Data masking makes it easy and natural to read and write data manipulation code, but it has a flip side. It is easier to refer to objects in the mask when you know their names in advance, but it is harder when the names are unknown at the time of writing. In particular, it is harder to make indirect references with column names stored in variables or passed as function arguments.
Tidy evaluation is a set of concepts and tools that make it possible to use tidyverse grammars when columns are specified indirectly. In particular, you will need to learn some tidy eval to extract a tidyverse pipeline in a reusable function.

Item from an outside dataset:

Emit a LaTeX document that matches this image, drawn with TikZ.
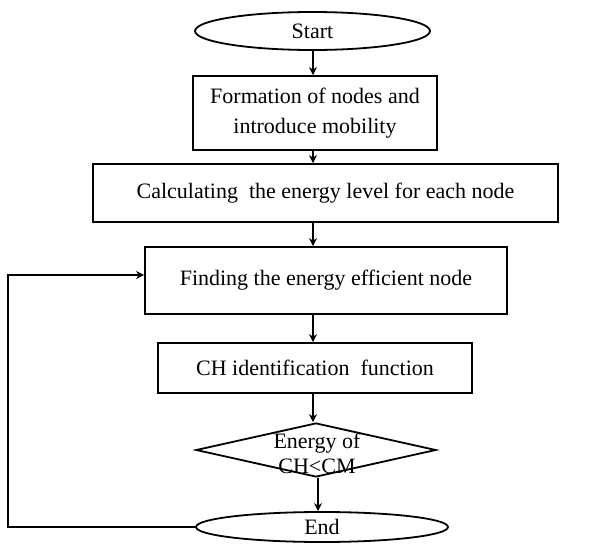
\documentclass[tikz,border=0pt]{standalone}
\usepackage{fontspec}
\setmainfont{Liberation Serif}
\usetikzlibrary{shapes.geometric,arrows.meta}
\begin{document}
\begin{tikzpicture}[x=1pt,y=1pt,
  every node/.style={font=\fontsize{22}{30}\selectfont, align=center, inner sep=0pt},
  box/.style={draw, line width=1.8pt, rectangle},
  oval/.style={draw, line width=1.8pt, ellipse},
  dec/.style={draw, line width=1.8pt, diamond},
  arr/.style={line width=1.8pt, -{Stealth[length=8pt,width=8pt]}}]
\useasboundingbox[fill=white] (0,0) rectangle (606,-552);
\node[oval, minimum width=235, minimum height=38] (start) at (312.5,-31) {Start};
\node[box, minimum width=244, minimum height=74] (form) at (315,-113) {Formation of nodes and\\introduce mobility};
\node[box, minimum width=465, minimum height=58] (calc) at (325.5,-193) {Calculating\ \ the energy level for each node};
\node[box, minimum width=362, minimum height=67] (find) at (326,-280.5) {Finding the energy efficient node};
\node[box, minimum width=314, minimum height=50] (ch) at (315,-368) {CH identification\ \ function};
\node[dec, minimum width=240, minimum height=54, aspect=4.4] (dia) at (316,-450) {};
\node[font=\fontsize{22}{25}\selectfont] (diatext) at (317,-453) {Energy of\\CH<CM};
\node[oval, minimum width=252, minimum height=30] (end) at (322,-527) {End};
\coordinate (loopin) at (find.west |- 0,-275);
\coordinate (c1) at (8,-527);
\coordinate (c2) at (8,-275);
\draw[arr] (start.south -| 313,0) -- (form.north -| 313,0);
\draw[arr] (form.south -| 313,0) -- (calc.north -| 313,0);
\draw[arr] (calc.south -| 313,0) -- (find.north -| 313,0);
\draw[arr] (find.south -| 313,0) -- (ch.north -| 313,0);
\draw[arr] (ch.south -| 313,0) -- (dia.north -| 313,0);
\draw[arr] (dia.south -| 318,0) -- (end.north -| 318,0);
\draw[arr] (end.west) -- (c1) -- (c2) -- (loopin);
\end{tikzpicture}
\end{document}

The first chapter Why and how provides the motivation for tidy eval, presents the problems that it poses in day-to-day programming, and the general theory and tools for solving those. If you are in a hurry, you can jump straight to Do you need tidy eval?. A lot can be done without writing a single line of tidy eval! If you are positive you need it to solve your problem, Getting up to speed is a self-contained chapter that will teach you the basic workflow of wrapping a tidyverse pipeline in a reusable function. The book ends with a series of recipes and idioms for solving various dplyr and ggplot2 problems.